— Start Source data —

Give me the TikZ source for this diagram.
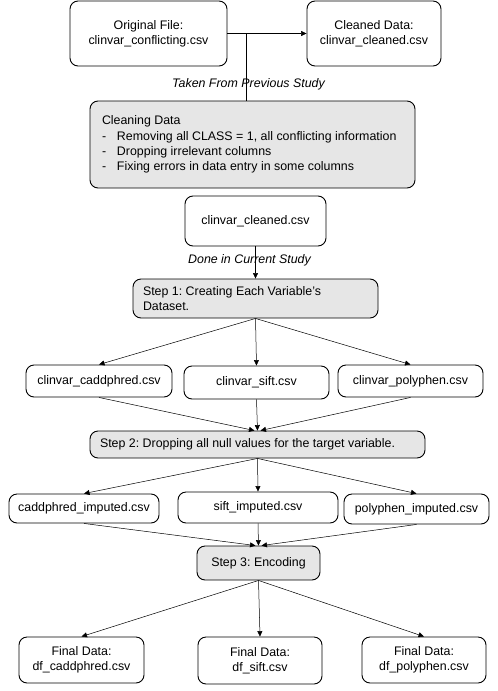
\documentclass[tikz,border=0pt]{standalone}
\usepackage{fontspec}
\setmainfont{Liberation Sans}
\usetikzlibrary{arrows.meta,calc}
\definecolor{boxgray}{HTML}{E6E6E6}
\frenchspacing
\begin{document}
\begin{tikzpicture}[x=1pt,y=-1pt,
  font=\fontsize{12.4}{15.2}\selectfont,
  box/.style={draw,line width=0.9pt,rounded corners=8pt,align=center,inner sep=0pt},
  gbox/.style={box,fill=boxgray},
  arr/.style={line width=0.5pt,-{Triangle[length=5.5pt,width=5pt]}},
  ln/.style={line width=0.5pt},
  lab/.style={font=\fontsize{12.4}{14}\selectfont\itshape}]
\useasboundingbox (0,0) rectangle (498,691);
\node[box,minimum width=157,minimum height=65] (orig) at (148.5,33.5) {Original File:\\clinvar\_conflicting.csv};
\node[box,minimum width=134,minimum height=65] (clean) at (374,33.5) {Cleaned Data:\\clinvar\_cleaned.csv};
\node[gbox,minimum width=325,minimum height=87,align=left] (cdata) at (252.5,144.5) {\parbox{325pt}{\leftskip=12pt Cleaning Data\\
\makebox[15pt][l]{-}Removing all CLASS = 1, all conflicting information\\
\makebox[15pt][l]{-}Dropping irrelevant columns\\
\makebox[15pt][l]{-}Fixing errors in data entry in some columns}};
\coordinate (split) at (246,33.5);
\coordinate (ctop) at (246,101);
\draw[arr] (orig.east) -- (clean.west);
\draw[ln] (split) -- (ctop);
\node[lab] (l1) at (248.5,84) {Taken From Previous Study};
\node[box,minimum width=141,minimum height=50] (cc) at (255.5,221) {clinvar\_cleaned.csv};
\node[gbox,minimum width=245,minimum height=39] (s1) at (255.5,298.5) {\parbox{245pt}{\leftskip=10pt Step 1: Creating Each Variable's\\Dataset.}};
\draw[arr] (cc.south) -- (s1.north);
\node[lab] (l2) at (249.5,260) {Done in Current Study};
\node[box,minimum width=146,minimum height=32] (c1) at (99,381) {clinvar\_caddphred.csv};
\node[box,minimum width=145,minimum height=33] (c2) at (256.5,382.5) {clinvar\_sift.csv};
\node[box,minimum width=145,minimum height=32] (c3) at (410.5,381) {clinvar\_polyphen.csv};
\draw[arr] (s1.south) -- (c1.north);
\draw[arr] (s1.south) -- (c2.north);
\draw[arr] (s1.south) -- (c3.north);
\node[gbox,minimum width=335,minimum height=27] (s2) at (257.5,444.5) {\makebox[335pt][l]{\hspace{10pt}Step 2: Dropping all null values for the target variable.}};
\draw[arr] (c1.south) -- ($(s2.north)+(-3,0)$);
\draw[arr] (c2.south) -- (s2.north);
\draw[arr] (c3.south) -- ($(s2.north)+(3,0)$);
\node[box,minimum width=150,minimum height=29] (i1) at (84,508.5) {caddphred\_imputed.csv};
\node[box,minimum width=160,minimum height=31] (i2) at (258,507.5) {sift\_imputed.csv};
\node[box,minimum width=145,minimum height=30] (i3) at (416.5,509) {polyphen\_imputed.csv};
\draw[arr] (s2.south) -- (i1.north);
\draw[arr] (s2.south) -- (i2.north);
\draw[arr] (s2.south) -- (i3.north);
\node[gbox,minimum width=123,minimum height=34] (s3) at (258.5,563) {Step 3: Encoding};
\draw[arr] (i1.south) -- ($(s3.north)+(-3,0)$);
\draw[arr] (i2.south) -- (s3.north);
\draw[arr] (i3.south) -- ($(s3.north)+(3,0)$);
\node[box,minimum width=125,minimum height=46] (f1) at (81.5,660) {Final Data:\\df\_caddphred.csv};
\node[box,minimum width=124,minimum height=47] (f2) at (260,660.5) {Final Data:\\df\_sift.csv};
\node[box,minimum width=124,minimum height=46] (f3) at (424,660) {Final Data:\\df\_polyphen.csv};
\draw[arr] (s3.south) -- (f1.north);
\draw[arr] (s3.south) -- (f2.north);
\draw[arr] (s3.south) -- (f3.north);
\end{tikzpicture}
\end{document}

— End Source data —

» What is asked
The data above needs to be retyped exactly, with the images left out.

» Task response
Give me the TikZ source for this diagram.
\documentclass[tikz,border=0pt]{standalone}
\usepackage{fontspec}
\setmainfont{Liberation Sans}
\usetikzlibrary{arrows.meta,calc}
\definecolor{boxgray}{HTML}{E6E6E6}
\frenchspacing
\begin{document}
\begin{tikzpicture}[x=1pt,y=-1pt,
  font=\fontsize{12.4}{15.2}\selectfont,
  box/.style={draw,line width=0.9pt,rounded corners=8pt,align=center,inner sep=0pt},
  gbox/.style={box,fill=boxgray},
  arr/.style={line width=0.5pt,-{Triangle[length=5.5pt,width=5pt]}},
  ln/.style={line width=0.5pt},
  lab/.style={font=\fontsize{12.4}{14}\selectfont\itshape}]
\useasboundingbox (0,0) rectangle (498,691);
\node[box,minimum width=157,minimum height=65] (orig) at (148.5,33.5) {Original File:\\clinvar\_conflicting.csv};
\node[box,minimum width=134,minimum height=65] (clean) at (374,33.5) {Cleaned Data:\\clinvar\_cleaned.csv};
\node[gbox,minimum width=325,minimum height=87,align=left] (cdata) at (252.5,144.5) {\parbox{325pt}{\leftskip=12pt Cleaning Data\\
\makebox[15pt][l]{-}Removing all CLASS = 1, all conflicting information\\
\makebox[15pt][l]{-}Dropping irrelevant columns\\
\makebox[15pt][l]{-}Fixing errors in data entry in some columns}};
\coordinate (split) at (246,33.5);
\coordinate (ctop) at (246,101);
\draw[arr] (orig.east) -- (clean.west);
\draw[ln] (split) -- (ctop);
\node[lab] (l1) at (248.5,84) {Taken From Previous Study};
\node[box,minimum width=141,minimum height=50] (cc) at (255.5,221) {clinvar\_cleaned.csv};
\node[gbox,minimum width=245,minimum height=39] (s1) at (255.5,298.5) {\parbox{245pt}{\leftskip=10pt Step 1: Creating Each Variable's\\Dataset.}};
\draw[arr] (cc.south) -- (s1.north);
\node[lab] (l2) at (249.5,260) {Done in Current Study};
\node[box,minimum width=146,minimum height=32] (c1) at (99,381) {clinvar\_caddphred.csv};
\node[box,minimum width=145,minimum height=33] (c2) at (256.5,382.5) {clinvar\_sift.csv};
\node[box,minimum width=145,minimum height=32] (c3) at (410.5,381) {clinvar\_polyphen.csv};
\draw[arr] (s1.south) -- (c1.north);
\draw[arr] (s1.south) -- (c2.north);
\draw[arr] (s1.south) -- (c3.north);
\node[gbox,minimum width=335,minimum height=27] (s2) at (257.5,444.5) {\makebox[335pt][l]{\hspace{10pt}Step 2: Dropping all null values for the target variable.}};
\draw[arr] (c1.south) -- ($(s2.north)+(-3,0)$);
\draw[arr] (c2.south) -- (s2.north);
\draw[arr] (c3.south) -- ($(s2.north)+(3,0)$);
\node[box,minimum width=150,minimum height=29] (i1) at (84,508.5) {caddphred\_imputed.csv};
\node[box,minimum width=160,minimum height=31] (i2) at (258,507.5) {sift\_imputed.csv};
\node[box,minimum width=145,minimum height=30] (i3) at (416.5,509) {polyphen\_imputed.csv};
\draw[arr] (s2.south) -- (i1.north);
\draw[arr] (s2.south) -- (i2.north);
\draw[arr] (s2.south) -- (i3.north);
\node[gbox,minimum width=123,minimum height=34] (s3) at (258.5,563) {Step 3: Encoding};
\draw[arr] (i1.south) -- ($(s3.north)+(-3,0)$);
\draw[arr] (i2.south) -- (s3.north);
\draw[arr] (i3.south) -- ($(s3.north)+(3,0)$);
\node[box,minimum width=125,minimum height=46] (f1) at (81.5,660) {Final Data:\\df\_caddphred.csv};
\node[box,minimum width=124,minimum height=47] (f2) at (260,660.5) {Final Data:\\df\_sift.csv};
\node[box,minimum width=124,minimum height=46] (f3) at (424,660) {Final Data:\\df\_polyphen.csv};
\draw[arr] (s3.south) -- (f1.north);
\draw[arr] (s3.south) -- (f2.north);
\draw[arr] (s3.south) -- (f3.north);
\end{tikzpicture}
\end{document}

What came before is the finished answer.